Several recent statistics help illustrate the real-world impact of U.S. tariffs. Since 2018, the U.S. has imposed tariffs on about $360 billion of Chinese imports. In response, China applied tariffs on roughly $110 billion in U.S. goods. Trade volumes between the two countries declined significantly, but the overall U.S. trade deficit did not shrink—imports shifted to other countries instead of boosting domestic production.
As a result, U.S. imports from nations like Vietnam, Mexico and Bangladesh rose. According to the Federal Reserve Bank of New York, tariffs on China cost the average U.S. household more than $800 annually, primarily due to increased prices on electronics and apparel. U.S. agriculture was hit hard by retaliatory tariffs. China targeted major exports like soybeans and pork, leading to a sharp drop in trade and prompting the U.S. government to allocate about $28 billion in subsidies to support farmers in 2018 and 2019. According to the United Nations Conference on Trade and Development, the trade war reduced GDP in both the U.S. and China and rerouted roughly $21 billion in trade to other countries in 2019. Overall, tariffs can serve strategic goals but often have far-reaching consequences: disrupted supply chains, higher consumer prices and slowed economic growth.

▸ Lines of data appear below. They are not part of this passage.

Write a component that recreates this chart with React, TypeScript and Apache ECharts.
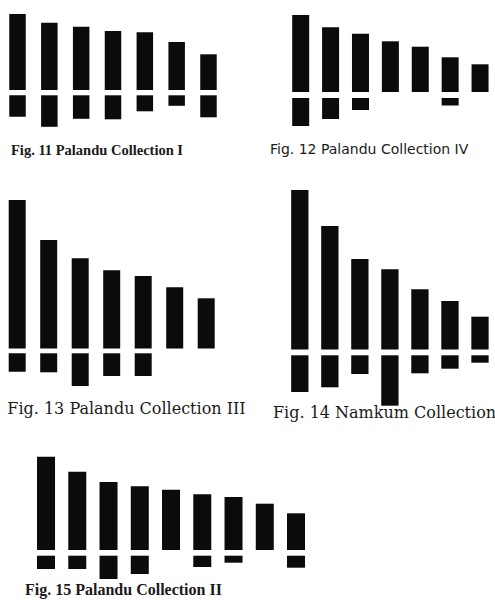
import React, { useEffect, useRef } from "react";
import * as echarts from "echarts";

// Bar lengths (upper part above the gap, lower part below it)
const fig11Upper = [76, 67.3, 63.3, 59, 57.7, 48, 35.7];
const fig11Lower = [21.5, 31.5, 23.5, 24, 16, 10.5, 22];
const fig12Upper = [77, 64.7, 58.3, 50.7, 45.3, 34.7, 27.7];
const fig12Lower = [28, 21, 12, 0, 0, 7.5, 0];
const fig13Upper = [148.5, 108.5, 90.2, 78.2, 72.5, 61.2, 50.2];
const fig13Lower = [18.4, 19, 32.7, 22.7, 22.7, 0, 0];
const fig14Upper = [159.5, 123.5, 90.5, 80.2, 60.2, 48.5, 32.8];
const fig14Lower = [36.7, 32, 18.7, 50.4, 18, 13.4, 7.4];
const fig15Upper = [93.3, 78.3, 68, 63.7, 60.3, 55.7, 53, 46.3, 36.7];
const fig15Lower = [13.3, 13.3, 23.3, 18.3, 0, 11.3, 7, 0, 12];

const titles = [
  "Fig. 11 Palandu Collection I",
  "Fig. 12 Palandu Collection IV",
  "Fig. 13 Palandu Collection III",
  "Fig. 14 Namkum Collection",
  "Fig. 15 Palandu Collection II",
];

const figures = [
  { upper: fig11Upper, lower: fig11Lower, left: 1.6, step: 31.83, barWidth: 16.5, base: 90, upH: 80, lowTop: 95.3, lowH: 40,
    title: { x: 11, y: 150, font: "bold 14.5px 'Liberation Serif'" } },
  { upper: fig12Upper, lower: fig12Lower, left: 285.75, step: 31.1, barWidth: 17, base: 92, upH: 80, lowTop: 98, lowH: 40,
    title: { x: 270, y: 149.4, font: "14px 'DejaVu Sans'" } },
  { upper: fig13Upper, lower: fig13Lower, left: 1.45, step: 31.5, barWidth: 17, base: 348.5, upH: 160, lowTop: 353.3, lowH: 40,
    title: { x: 7.3, y: 408.4, font: "16px 'DejaVu Serif'" } },
  { upper: fig14Upper, lower: fig14Lower, left: 284.8, step: 30.8, barWidth: 17.3, base: 349.5, upH: 160, lowTop: 355.3, lowH: 60,
    title: { x: 273, y: 412.7, font: "16px 'DejaVu Serif'" } },
  { upper: fig15Upper, lower: fig15Lower, left: 30.4, step: 31.25, barWidth: 18, base: 550, upH: 100, lowTop: 555.7, lowH: 30,
    title: { x: 25, y: 589.7, font: "bold 16px 'Liberation Serif'" } },
];

const BAR = "#0b0b0b";

export default function App() {
  const ref = useRef<HTMLDivElement>(null);
  useEffect(() => {
    if (!ref.current) return;
    const chart = echarts.init(ref.current, undefined, { renderer: "svg" });
    const grid: any[] = [];
    const xAxis: any[] = [];
    const yAxis: any[] = [];
    const series: any[] = [];
    const graphic: any[] = [];
    figures.forEach((f, i) => {
      const n = f.upper.length;
      const cats = f.upper.map((_, k) => String(k + 1));
      const width = n * f.step;
      // upper grid
      grid.push({ left: f.left, top: f.base - f.upH, width, height: f.upH, containLabel: false });
      xAxis.push({ type: "category", data: cats, gridIndex: 2 * i, show: false });
      yAxis.push({ type: "value", min: 0, max: f.upH, gridIndex: 2 * i, show: false });
      series.push({
        type: "bar", xAxisIndex: 2 * i, yAxisIndex: 2 * i, data: f.upper,
        barWidth: f.barWidth, itemStyle: { color: BAR }, silent: true,
      });
      // lower grid (inverted)
      grid.push({ left: f.left, top: f.lowTop, width, height: f.lowH, containLabel: false });
      xAxis.push({ type: "category", data: cats, gridIndex: 2 * i + 1, show: false });
      yAxis.push({ type: "value", min: 0, max: f.lowH, inverse: true, gridIndex: 2 * i + 1, show: false });
      series.push({
        type: "bar", xAxisIndex: 2 * i + 1, yAxisIndex: 2 * i + 1, data: f.lower,
        barWidth: f.barWidth, itemStyle: { color: BAR }, silent: true,
      });
      graphic.push({
        type: "text", x: f.title.x, y: f.title.y, silent: true,
        style: { text: titles[i], font: f.title.font, fill: "#1a1a1a", verticalAlign: "middle", align: "left" },
      });
    });
    chart.setOption({
      animation: false,
      backgroundColor: "#ffffff",
      grid, xAxis, yAxis, series, graphic,
    });
    return () => chart.dispose();
  }, []);
  return (
    <div
      ref={ref}
      style={{ position: "fixed", left: 0, top: 0, width: 495, height: 600, background: "#fff" }}
    />
  );
}
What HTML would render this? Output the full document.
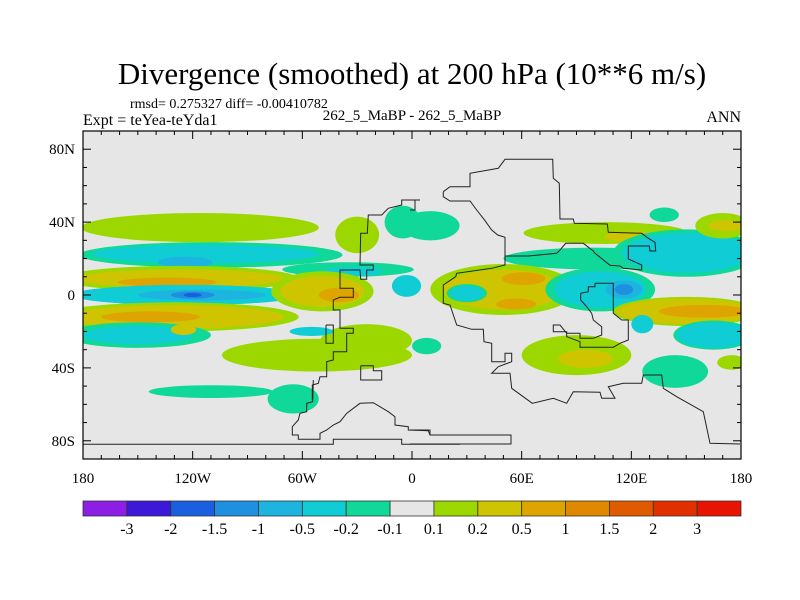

In 2025, we may witness a tariff-influenced economy’s strengths and weaknesses. The current administration has not hesitated to expand tariffs to correct longstanding trade imbalances. While the strategy may yield a more balanced global trading system, it also introduces uncertainty. Markets appear to be bracing for turmoil, but the administration is betting that this bold approach will yield results. Some countries have already started rolling back their own tariffs and returning to the negotiating table. Time will tell whether this gamble pays off—or backfires. We may find out in the coming months whether the current tariff strategy is an economic masterstroke or a misstep.